Sub-Advisor will compensate FASCO for such services out of Sub-Advisor's
compensation received under this Agreement. There will be no separate fee
to Advisor or the Trust for the services provided by FASCO to Sub-Advisor.
For the limited purposes described in this Section 2(i), references to the
"Sub-Advisor" in this Agreement shall be considered to also include
references to "FASCO" (including, without limitation, for the purposes of
Sections 6 and 7). The Sub-Adviser expressly agrees that nothing in this
Section 2(i) shall relieve the Sub-Advisor of its obligations under this
Agreement.
3. COMPENSATION OF THE SUB-ADVISOR.
a. As compensation for the services to be rendered and duties
undertaken hereunder by the Sub-Advisor, the Advisor will pay to the
Sub-Advisor a monthly fee equal on an annual basis to 0.37% on the first
$105 million of assets, and 0.35% on assets above $105 million, without
regard to any total expense limitation of the Trust or the Advisor. Such
fee shall be computed and accrued daily. If the Sub-Advisor serves in such
capacity for less than the whole of any period specified in this Section
3a, the compensation to the Sub-Advisor shall be prorated.
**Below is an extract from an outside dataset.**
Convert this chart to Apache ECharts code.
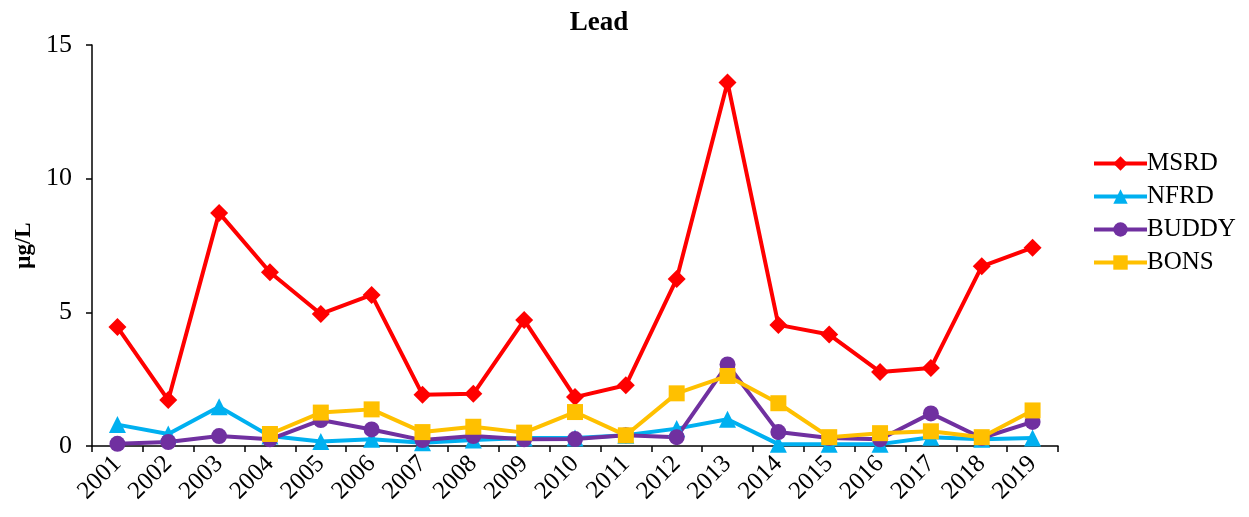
<!DOCTYPE html>
<html>
<head>
<meta charset="utf-8">
<title>Lead</title>
<script src="https://cdn.jsdelivr.net/npm/echarts@6/dist/echarts.min.js"></script>
<style>
  html, body { margin: 0; padding: 0; background: #fff; }
  #chart { width: 1249px; height: 517px; }
</style>
</head>
<body>
<div id="chart"></div>
<script>
var years = ['2001', '2002', '2003', '2004', '2005', '2006', '2007', '2008', '2009', '2010',
             '2011', '2012', '2013', '2014', '2015', '2016', '2017', '2018', '2019'];
var msrd  = [4.45, 1.72, 8.72, 6.5, 4.94, 5.65, 1.92, 1.95, 4.71, 1.83, 2.27, 6.25, 13.6, 4.53, 4.17, 2.77, 2.92, 6.72, 7.42];
var nfrd  = [0.8, 0.45, 1.47, 0.37, 0.17, 0.25, 0.12, 0.22, 0.3, 0.3, 0.4, 0.65, 1.0, 0.07, 0.07, 0.07, 0.33, 0.25, 0.3];
var buddy = [0.08, 0.15, 0.37, 0.25, 0.97, 0.62, 0.22, 0.37, 0.25, 0.26, 0.4, 0.33, 3.05, 0.52, 0.3, 0.25, 1.22, 0.3, 0.9];
var bons  = [null, null, null, 0.45, 1.25, 1.37, 0.52, 0.72, 0.5, 1.27, 0.4, 1.97, 2.62, 1.6, 0.33, 0.48, 0.55, 0.33, 1.33];

var font = 'Liberation Serif';

function line(name, data, color, symbol, size) {
    return {
        name: name,
        type: 'line',
        data: data,
        symbol: symbol,
        symbolSize: size,
        lineStyle: { color: color, width: 4 },
        itemStyle: { color: color },
        animation: false
    };
}

var chart = echarts.init(document.getElementById('chart'));
chart.setOption({
    backgroundColor: '#fff',
    title: {
        text: 'Lead',
        left: 594,
        textAlign: 'center',
        top: 5,
        textStyle: { fontFamily: font, fontSize: 27, fontWeight: 'bold', color: '#000' }
    },
    legend: {
        orient: 'vertical',
        left: 1087,
        top: 146,
        itemWidth: 53,
        itemHeight: 18,
        itemGap: 8,
        lineStyle: { width: 4 },
        textStyle: { fontFamily: font, fontSize: 25, color: '#000', padding: [0, 0, 0, -5] },
        data: ['MSRD', 'NFRD', 'BUDDY', 'BONS']
    },
    grid: { left: 92, right: 191, top: 45, bottom: 71 },
    xAxis: {
        type: 'category',
        data: years,
        boundaryGap: true,
        axisLine: { lineStyle: { color: '#000', width: 1.5 } },
        axisTick: { show: true, length: 6, lineStyle: { color: '#000', width: 1.5 } },
        axisLabel: { rotate: 45, fontFamily: font, fontSize: 25, color: '#000', margin: 14 }
    },
    yAxis: {
        type: 'value',
        min: 0,
        max: 15,
        interval: 5,
        name: 'μg/L',
        nameLocation: 'middle',
        nameGap: 56,
        nameTextStyle: { fontFamily: font, fontSize: 23, fontWeight: 'bold', color: '#000' },
        splitLine: { show: false },
        axisLine: { show: true, lineStyle: { color: '#000', width: 1.5 } },
        axisTick: { show: true, length: 6, lineStyle: { color: '#000', width: 1.5 } },
        axisLabel: { fontFamily: font, fontSize: 26, color: '#000', margin: 20 }
    },
    series: [
        line('MSRD', msrd, '#FF0000', 'diamond', 18),
        line('NFRD', nfrd, '#00B0F0', 'triangle', 17),
        line('BUDDY', buddy, '#7030A0', 'circle', 16),
        line('BONS', bons, '#FFC000', 'rect', 16)
    ]
});
</script>
</body>
</html>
For purposes of
calculating the Sub-Advisor's fee, the daily value of the Fund Assets
shall be computed by the same method as the Trust uses to compute the net
asset value of the Fund for purposes of purchases and redemptions of
shares thereof.
b. The Sub-Advisor reserves the right to waive all or a part of its
fees hereunder.
4. ACTIVITIES OF THE SUB-ADVISOR. It is understood that the Sub-Advisor
may perform investment advisory services for various other clients, including
other investment companies. The Trust and the Advisor further acknowledge that
the Sub-Advisor may form or serve as an investment advisor or sub-advisor to
future funds, which have the same, similar, or overlapping investment
objectives. Provided, however that the Sub-Advisor represents and warrants that
it has no arrangement or understanding with any party, other than the Trust,
that would influence the decision of the Sub-Advisor with respect to its
selection of securities for the Fund, and that all selections shall be done in
accordance with what Sub-Advisor reasonably believes is in the best interest of
the Fund and in a manner consistent with Sub-Advisor's fiduciary duty and
Sub-Advisor's compliance policies as in effect from time to time (including its
policies regarding allocation of investments).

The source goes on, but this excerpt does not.